Drivers are still being caught drinking behind the wheel over the long weekend.
Operation Slow Down was run across the long weekend in NSW with Hunter Valley Police District (HVPD) highway patrol out in force catching drivers who choose to do the wrong thing behind the wheel.
HVPD Superintendent Chad Gillies said they go into the weekend wanting everyone to stay safe and thankfully there were no serious injuries or fatal crashes in the region over the weekend.
"Our end goal is to make sure everyone gets to where they need to safely."
"Overall the vast majority of drivers are doing the right thing. I think we breath tested something like 2,500 drivers over the weekend - four people were detected with alcohol in their system and they will be fronting the courts as a result of that, concerningly one of those was high range."

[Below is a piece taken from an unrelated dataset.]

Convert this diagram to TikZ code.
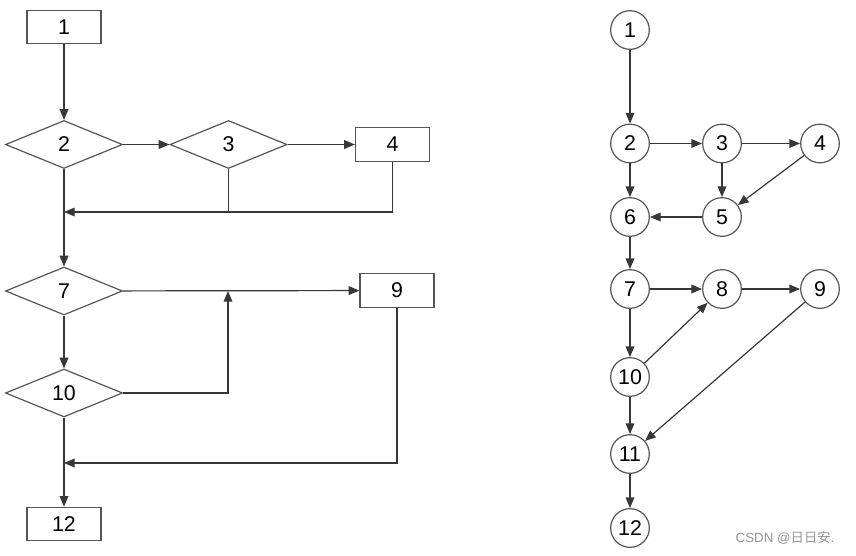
\documentclass[tikz,border=0pt]{standalone}
\usepackage{fontspec}
\setmainfont{Liberation Sans}
\newfontfamily\cjk{Noto Sans CJK SC}
\usetikzlibrary{arrows.meta,shapes.geometric,positioning}

\begin{document}
\begin{tikzpicture}[x=0.75pt,y=0.75pt,yscale=-1,xscale=1,
	font=\fontsize{16}{19}\selectfont,
	box/.style={draw={rgb, 255:red, 85; green, 85; blue, 85 }, line width=0.9pt, rectangle, minimum width=55.5pt, minimum height=25pt, inner sep=0pt},
	dia/.style={draw={rgb, 255:red, 85; green, 85; blue, 85 }, line width=0.9pt, diamond, aspect=2.4, minimum width=87.75pt, minimum height=36pt, inner sep=0pt},
	vtx/.style={draw={rgb, 255:red, 85; green, 85; blue, 85 }, line width=0.9pt, circle, minimum size=29pt, inner sep=0pt},
	lnk/.style={draw={rgb, 255:red, 55; green, 55; blue, 55 }, line width=0.9pt},
	arr/.style={lnk, -{Triangle[length=8pt,width=6.5pt]}}]
	\useasboundingbox (0,0) rectangle (856,556);

	%Flow chart (left)
	\node [box] (b1) at (64,27) {1};
	\node [dia] (d2) at (64,144.5) {2};
	\node [dia] (d3) at (228.5,144.5) {3};
	\node [box] (b4) at (392.5,144.5) {4};
	\node [dia] (d7) at (64,291) {7};
	\node [box] (b9) at (397,290.5) {9};
	\node [dia] (d10) at (64,393) {10};
	\node [box] (b12) at (64,524) {12};
	\coordinate (m1) at (64,212);
	\coordinate (m2) at (64,463);
	\coordinate (j1) at (228,291);

	\draw [arr] (b1) -- (d2);
	\draw [arr] (d2) -- (d3);
	\draw [arr] (d3) -- (b4);
	\draw [arr] (b4.south) |- (m1);
	\draw [lnk] (d3.south) -- (d3.south |- m1);
	\draw [arr] (d2) -- (d7);
	\draw [arr] (d7) -- (b9);
	\draw [arr] (d7) -- (d10);
	\draw [arr] (d10.east) -| (j1);
	\draw [arr] (b9.south) |- (m2);
	\draw [arr] (d10) -- (b12);

	%Flow graph (right)
	\node [vtx] (v1) at (630,30) {1};
	\node [vtx] (v2) at (630,143.5) {2};
	\node [vtx] (v3) at (722,143.5) {3};
	\node [vtx] (v4) at (820,143.5) {4};
	\node [vtx] (v6) at (630,217) {6};
	\node [vtx] (v5) at (722,217) {5};
	\node [vtx] (v7) at (630,289) {7};
	\node [vtx] (v8) at (722,289) {8};
	\node [vtx] (v9) at (820,289) {9};
	\node [vtx] (v10) at (630,377) {10};
	\node [vtx] (v11) at (630,454) {11};
	\node [vtx] (v12) at (630,528) {12};

	\foreach \a/\b in {1/2,2/3,3/4,2/6,3/5,4/5,5/6,6/7,7/8,8/9,7/10,10/8,10/11,9/11,11/12}
		\draw [arr] (v\a) -- (v\b);

	% Text Node
	\node [text={rgb, 255:red, 150; green, 150; blue, 150 }, font=\fontsize{10}{12}\selectfont] (mark) at (785,538) {CSDN @{\cjk 日日安}.};
\end{tikzpicture}
\end{document}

Superintendent Gillies said their statistics so far show one person was caught using their mobile behind the wheel.
"For me the message is still not getting through to everyone,"
"It will be interesting to see how this new trial goes with the new mobile cameras that come out at the end of the year, that'll be a bit of a game changer I think because that will take away the control that some drivers have," said Superintendent Gillies.
There is often the argument that double demerits and extra police are about revenue raising, but that is never the case.
"I think the cynics out there will suggest that's not true, but I think the statistics this weekend reflect the fact that no one was seriously injured or killed perhaps through some luck, perhaps through some impact of the police, and also perhaps because some people are slowly getting the message," said Superintendent Gillies.
"I hear the argument about police hiding behind trees and that sort of thing. I guess my message is that we don't have one strategy, we have a strategy of high visibility and we also have a strategy of making sure that people don't quite know where the police are going to be so that may have a impact on driver behaviour for an extended period of their trip," he said.
"We do a combination of both and we don't make any apologies on that, if you're doing the right thing you don't really have to worry too much about the speed cameras and the police out there. They're there to save lives at the end of the day."
Across the state, police conducted 191,229 breath tests, issued 7632 traffic infringement notices and charged 222 individuals with drink driving offences.
Assistant Commissioner Michael Corboy, Commander of the Traffic and Highway Patrol Command, said it is disappointing that despite the obvious consequences, many drivers continue to ignore the warnings.
“Despite the huge amount of resources and messaging that has been invested across the state, year on year we have seen increases in crashes, injuries and deaths,” Assistant Commissioner Corboy said.
“Drivers need to realise that driving at speed, texting while driving, being under the influence of alcohol and drugs, and other irresponsible behaviour can have devastating effects on their own lives and the lives of others.”
Police are particularly concerned about driving practices in regional NSW where all the fatalities this weekend took place, in addition to increases in major crashes and persons injured."
“NSW Police will maintain our focus on keeping the people of this state safe on our roads, so if you choose to break the law expect to face consequences,” Assistant Commissioner Corboy said.
For the Northern Region in total there were 910 speeding infringements, 26,231 breath tests where 58 drivers were charged, 67 crashes and three tragic fatalities.